#### RECORDED DATA

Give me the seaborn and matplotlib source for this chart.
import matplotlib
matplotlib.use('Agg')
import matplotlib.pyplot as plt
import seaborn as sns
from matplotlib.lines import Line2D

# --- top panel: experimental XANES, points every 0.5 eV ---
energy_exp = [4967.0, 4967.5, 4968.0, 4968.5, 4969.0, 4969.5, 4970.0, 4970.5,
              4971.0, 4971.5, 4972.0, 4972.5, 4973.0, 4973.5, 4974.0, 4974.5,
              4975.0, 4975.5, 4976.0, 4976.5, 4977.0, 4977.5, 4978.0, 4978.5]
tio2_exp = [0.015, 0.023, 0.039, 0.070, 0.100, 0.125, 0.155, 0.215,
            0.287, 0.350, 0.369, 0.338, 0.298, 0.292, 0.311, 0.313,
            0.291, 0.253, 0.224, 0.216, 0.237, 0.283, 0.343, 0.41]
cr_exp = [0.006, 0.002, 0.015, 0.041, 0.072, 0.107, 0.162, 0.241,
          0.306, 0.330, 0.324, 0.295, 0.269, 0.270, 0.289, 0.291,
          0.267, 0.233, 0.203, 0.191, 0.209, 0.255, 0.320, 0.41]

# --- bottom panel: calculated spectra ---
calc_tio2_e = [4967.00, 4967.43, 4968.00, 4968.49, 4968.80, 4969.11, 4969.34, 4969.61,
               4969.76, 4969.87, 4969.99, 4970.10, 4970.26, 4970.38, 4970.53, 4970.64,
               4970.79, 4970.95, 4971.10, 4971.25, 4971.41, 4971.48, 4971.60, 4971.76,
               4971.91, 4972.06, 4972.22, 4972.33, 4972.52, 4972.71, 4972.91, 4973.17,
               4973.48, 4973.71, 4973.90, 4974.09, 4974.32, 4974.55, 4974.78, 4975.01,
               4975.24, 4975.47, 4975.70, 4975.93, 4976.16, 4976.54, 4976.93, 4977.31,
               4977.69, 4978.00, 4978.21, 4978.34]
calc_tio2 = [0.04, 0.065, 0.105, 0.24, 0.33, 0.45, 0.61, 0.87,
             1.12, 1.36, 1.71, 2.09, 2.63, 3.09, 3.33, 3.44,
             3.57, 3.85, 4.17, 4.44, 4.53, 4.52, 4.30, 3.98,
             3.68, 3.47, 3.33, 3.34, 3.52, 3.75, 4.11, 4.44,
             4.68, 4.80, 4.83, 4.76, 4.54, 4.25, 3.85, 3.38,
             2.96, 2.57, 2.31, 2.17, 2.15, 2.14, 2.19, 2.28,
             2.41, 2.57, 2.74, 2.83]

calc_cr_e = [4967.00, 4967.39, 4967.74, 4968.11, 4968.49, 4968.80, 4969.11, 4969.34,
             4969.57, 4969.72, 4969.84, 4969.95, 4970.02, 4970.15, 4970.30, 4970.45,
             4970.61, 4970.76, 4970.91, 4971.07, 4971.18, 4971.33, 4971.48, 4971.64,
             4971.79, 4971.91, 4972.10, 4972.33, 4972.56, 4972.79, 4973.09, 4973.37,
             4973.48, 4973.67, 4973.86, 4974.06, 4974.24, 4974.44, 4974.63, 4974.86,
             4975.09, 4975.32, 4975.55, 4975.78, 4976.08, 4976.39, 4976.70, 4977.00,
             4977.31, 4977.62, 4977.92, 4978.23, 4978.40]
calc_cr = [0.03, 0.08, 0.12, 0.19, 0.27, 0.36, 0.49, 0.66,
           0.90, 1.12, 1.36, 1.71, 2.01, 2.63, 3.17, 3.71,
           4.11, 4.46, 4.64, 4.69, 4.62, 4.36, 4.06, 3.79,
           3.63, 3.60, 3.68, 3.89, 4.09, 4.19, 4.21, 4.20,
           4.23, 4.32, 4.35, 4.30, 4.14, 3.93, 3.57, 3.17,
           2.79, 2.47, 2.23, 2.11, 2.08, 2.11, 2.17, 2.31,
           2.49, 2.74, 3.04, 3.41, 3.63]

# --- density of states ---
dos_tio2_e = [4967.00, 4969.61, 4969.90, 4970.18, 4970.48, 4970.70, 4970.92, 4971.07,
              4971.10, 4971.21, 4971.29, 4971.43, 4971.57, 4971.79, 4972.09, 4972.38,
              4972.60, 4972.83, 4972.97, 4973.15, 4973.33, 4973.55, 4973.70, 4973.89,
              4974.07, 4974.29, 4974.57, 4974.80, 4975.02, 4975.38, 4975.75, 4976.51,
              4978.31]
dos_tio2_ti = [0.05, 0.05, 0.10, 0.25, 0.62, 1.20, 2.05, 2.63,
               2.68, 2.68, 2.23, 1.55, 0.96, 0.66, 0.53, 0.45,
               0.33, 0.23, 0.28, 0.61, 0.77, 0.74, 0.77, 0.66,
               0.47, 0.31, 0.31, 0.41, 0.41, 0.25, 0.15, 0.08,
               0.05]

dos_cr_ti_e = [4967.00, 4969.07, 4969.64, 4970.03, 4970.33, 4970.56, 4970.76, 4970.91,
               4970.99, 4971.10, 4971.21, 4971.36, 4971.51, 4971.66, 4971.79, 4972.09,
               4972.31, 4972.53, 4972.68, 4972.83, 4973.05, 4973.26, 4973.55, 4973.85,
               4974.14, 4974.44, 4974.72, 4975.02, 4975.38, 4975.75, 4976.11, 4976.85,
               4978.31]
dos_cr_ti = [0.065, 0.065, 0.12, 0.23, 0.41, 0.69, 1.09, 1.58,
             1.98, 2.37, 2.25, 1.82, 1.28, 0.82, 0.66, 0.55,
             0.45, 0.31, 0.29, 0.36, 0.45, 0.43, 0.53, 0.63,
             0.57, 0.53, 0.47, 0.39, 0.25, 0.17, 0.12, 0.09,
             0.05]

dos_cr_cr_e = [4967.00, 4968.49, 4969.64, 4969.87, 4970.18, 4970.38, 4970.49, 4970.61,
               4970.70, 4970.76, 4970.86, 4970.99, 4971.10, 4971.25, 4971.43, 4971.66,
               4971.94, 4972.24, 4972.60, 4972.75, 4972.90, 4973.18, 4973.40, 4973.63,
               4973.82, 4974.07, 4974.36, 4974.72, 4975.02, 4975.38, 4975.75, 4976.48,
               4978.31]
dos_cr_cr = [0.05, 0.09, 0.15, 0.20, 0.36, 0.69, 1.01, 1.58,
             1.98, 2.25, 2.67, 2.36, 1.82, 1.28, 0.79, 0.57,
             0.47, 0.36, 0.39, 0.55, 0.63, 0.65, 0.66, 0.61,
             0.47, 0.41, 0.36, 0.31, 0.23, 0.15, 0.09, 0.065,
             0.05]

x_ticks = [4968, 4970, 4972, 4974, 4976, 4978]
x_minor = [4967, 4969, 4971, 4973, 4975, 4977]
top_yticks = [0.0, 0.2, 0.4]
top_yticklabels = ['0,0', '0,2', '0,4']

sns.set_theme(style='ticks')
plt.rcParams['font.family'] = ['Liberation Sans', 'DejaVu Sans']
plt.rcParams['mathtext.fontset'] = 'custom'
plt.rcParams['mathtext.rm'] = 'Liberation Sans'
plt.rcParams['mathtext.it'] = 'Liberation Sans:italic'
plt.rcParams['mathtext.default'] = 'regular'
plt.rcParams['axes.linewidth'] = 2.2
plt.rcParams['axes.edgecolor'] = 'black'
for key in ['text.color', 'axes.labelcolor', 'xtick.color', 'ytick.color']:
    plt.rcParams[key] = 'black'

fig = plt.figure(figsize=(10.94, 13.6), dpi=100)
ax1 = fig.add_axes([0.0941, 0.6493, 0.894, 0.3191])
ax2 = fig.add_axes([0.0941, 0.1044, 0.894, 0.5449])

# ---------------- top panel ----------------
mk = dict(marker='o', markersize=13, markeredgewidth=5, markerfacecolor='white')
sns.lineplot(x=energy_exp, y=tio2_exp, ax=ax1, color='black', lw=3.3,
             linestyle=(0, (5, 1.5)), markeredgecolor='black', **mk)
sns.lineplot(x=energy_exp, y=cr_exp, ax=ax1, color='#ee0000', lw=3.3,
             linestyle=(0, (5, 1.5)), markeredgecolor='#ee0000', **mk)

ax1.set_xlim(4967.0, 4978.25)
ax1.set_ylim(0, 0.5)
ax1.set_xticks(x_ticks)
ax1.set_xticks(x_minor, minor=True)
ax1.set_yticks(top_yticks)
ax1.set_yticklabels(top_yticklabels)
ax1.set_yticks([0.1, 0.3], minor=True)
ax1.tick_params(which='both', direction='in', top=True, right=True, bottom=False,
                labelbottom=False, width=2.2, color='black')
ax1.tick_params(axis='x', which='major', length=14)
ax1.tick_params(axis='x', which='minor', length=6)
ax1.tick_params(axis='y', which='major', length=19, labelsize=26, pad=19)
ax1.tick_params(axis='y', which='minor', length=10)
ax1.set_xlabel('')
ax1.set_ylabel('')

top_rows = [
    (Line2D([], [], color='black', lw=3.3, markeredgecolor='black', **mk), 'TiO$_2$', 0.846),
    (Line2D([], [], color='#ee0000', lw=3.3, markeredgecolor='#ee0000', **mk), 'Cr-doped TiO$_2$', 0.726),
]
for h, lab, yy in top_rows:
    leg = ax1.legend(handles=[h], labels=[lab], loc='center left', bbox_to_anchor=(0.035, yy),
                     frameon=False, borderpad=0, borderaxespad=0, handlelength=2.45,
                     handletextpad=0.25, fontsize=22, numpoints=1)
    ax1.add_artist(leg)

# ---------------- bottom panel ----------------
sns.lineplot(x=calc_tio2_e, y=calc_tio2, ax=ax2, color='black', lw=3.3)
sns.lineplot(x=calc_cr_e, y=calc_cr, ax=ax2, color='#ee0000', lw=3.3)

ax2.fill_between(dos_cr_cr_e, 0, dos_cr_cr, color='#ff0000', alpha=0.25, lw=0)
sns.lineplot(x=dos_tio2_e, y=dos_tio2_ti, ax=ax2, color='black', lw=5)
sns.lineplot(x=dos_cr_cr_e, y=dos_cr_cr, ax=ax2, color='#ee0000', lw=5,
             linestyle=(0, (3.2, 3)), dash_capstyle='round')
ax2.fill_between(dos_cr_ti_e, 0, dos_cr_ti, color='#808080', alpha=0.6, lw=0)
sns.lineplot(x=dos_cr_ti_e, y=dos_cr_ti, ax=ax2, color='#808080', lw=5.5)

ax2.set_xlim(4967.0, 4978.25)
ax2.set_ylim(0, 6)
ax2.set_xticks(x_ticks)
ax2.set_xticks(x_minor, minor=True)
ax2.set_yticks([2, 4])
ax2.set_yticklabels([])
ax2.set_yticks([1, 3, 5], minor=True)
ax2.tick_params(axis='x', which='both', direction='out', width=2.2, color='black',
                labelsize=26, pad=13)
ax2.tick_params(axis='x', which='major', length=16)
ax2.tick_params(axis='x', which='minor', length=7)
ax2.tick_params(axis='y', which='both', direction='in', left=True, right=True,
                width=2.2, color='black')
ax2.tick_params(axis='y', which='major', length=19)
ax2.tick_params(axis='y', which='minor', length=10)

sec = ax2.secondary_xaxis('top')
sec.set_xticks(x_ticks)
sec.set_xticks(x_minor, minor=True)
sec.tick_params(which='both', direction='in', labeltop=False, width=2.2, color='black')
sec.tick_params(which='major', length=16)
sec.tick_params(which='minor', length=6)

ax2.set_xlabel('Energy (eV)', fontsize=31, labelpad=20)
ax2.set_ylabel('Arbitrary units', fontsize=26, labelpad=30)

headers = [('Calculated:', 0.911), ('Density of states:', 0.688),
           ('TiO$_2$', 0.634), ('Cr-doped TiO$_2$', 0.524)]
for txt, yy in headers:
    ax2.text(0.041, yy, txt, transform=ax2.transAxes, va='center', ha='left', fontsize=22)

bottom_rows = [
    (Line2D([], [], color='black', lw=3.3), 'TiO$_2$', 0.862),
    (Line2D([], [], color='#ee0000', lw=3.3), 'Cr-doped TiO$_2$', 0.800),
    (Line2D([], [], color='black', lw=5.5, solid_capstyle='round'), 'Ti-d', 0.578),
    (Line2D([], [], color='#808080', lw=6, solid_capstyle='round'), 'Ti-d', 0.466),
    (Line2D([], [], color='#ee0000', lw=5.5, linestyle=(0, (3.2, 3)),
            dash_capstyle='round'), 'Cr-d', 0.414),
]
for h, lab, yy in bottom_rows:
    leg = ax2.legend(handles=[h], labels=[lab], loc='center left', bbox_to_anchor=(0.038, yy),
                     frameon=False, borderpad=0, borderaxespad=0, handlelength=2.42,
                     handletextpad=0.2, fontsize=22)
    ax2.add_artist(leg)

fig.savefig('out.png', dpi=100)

########

* [STATED TASK]: Give again, word for word, the lines of the listing, starting at its first line and ending with the line containing "0.267, 0.233, 0.203, 0.191, 0.209, 0.255, 0.320, 0.41]".

* [OUTPUT BELOW]:
Give me the seaborn and matplotlib source for this chart.
import matplotlib
matplotlib.use('Agg')
import matplotlib.pyplot as plt
import seaborn as sns
from matplotlib.lines import Line2D

# --- top panel: experimental XANES, points every 0.5 eV ---
energy_exp = [4967.0, 4967.5, 4968.0, 4968.5, 4969.0, 4969.5, 4970.0, 4970.5,
              4971.0, 4971.5, 4972.0, 4972.5, 4973.0, 4973.5, 4974.0, 4974.5,
              4975.0, 4975.5, 4976.0, 4976.5, 4977.0, 4977.5, 4978.0, 4978.5]
tio2_exp = [0.015, 0.023, 0.039, 0.070, 0.100, 0.125, 0.155, 0.215,
            0.287, 0.350, 0.369, 0.338, 0.298, 0.292, 0.311, 0.313,
            0.291, 0.253, 0.224, 0.216, 0.237, 0.283, 0.343, 0.41]
cr_exp = [0.006, 0.002, 0.015, 0.041, 0.072, 0.107, 0.162, 0.241,
          0.306, 0.330, 0.324, 0.295, 0.269, 0.270, 0.289, 0.291,
          0.267, 0.233, 0.203, 0.191, 0.209, 0.255, 0.320, 0.41]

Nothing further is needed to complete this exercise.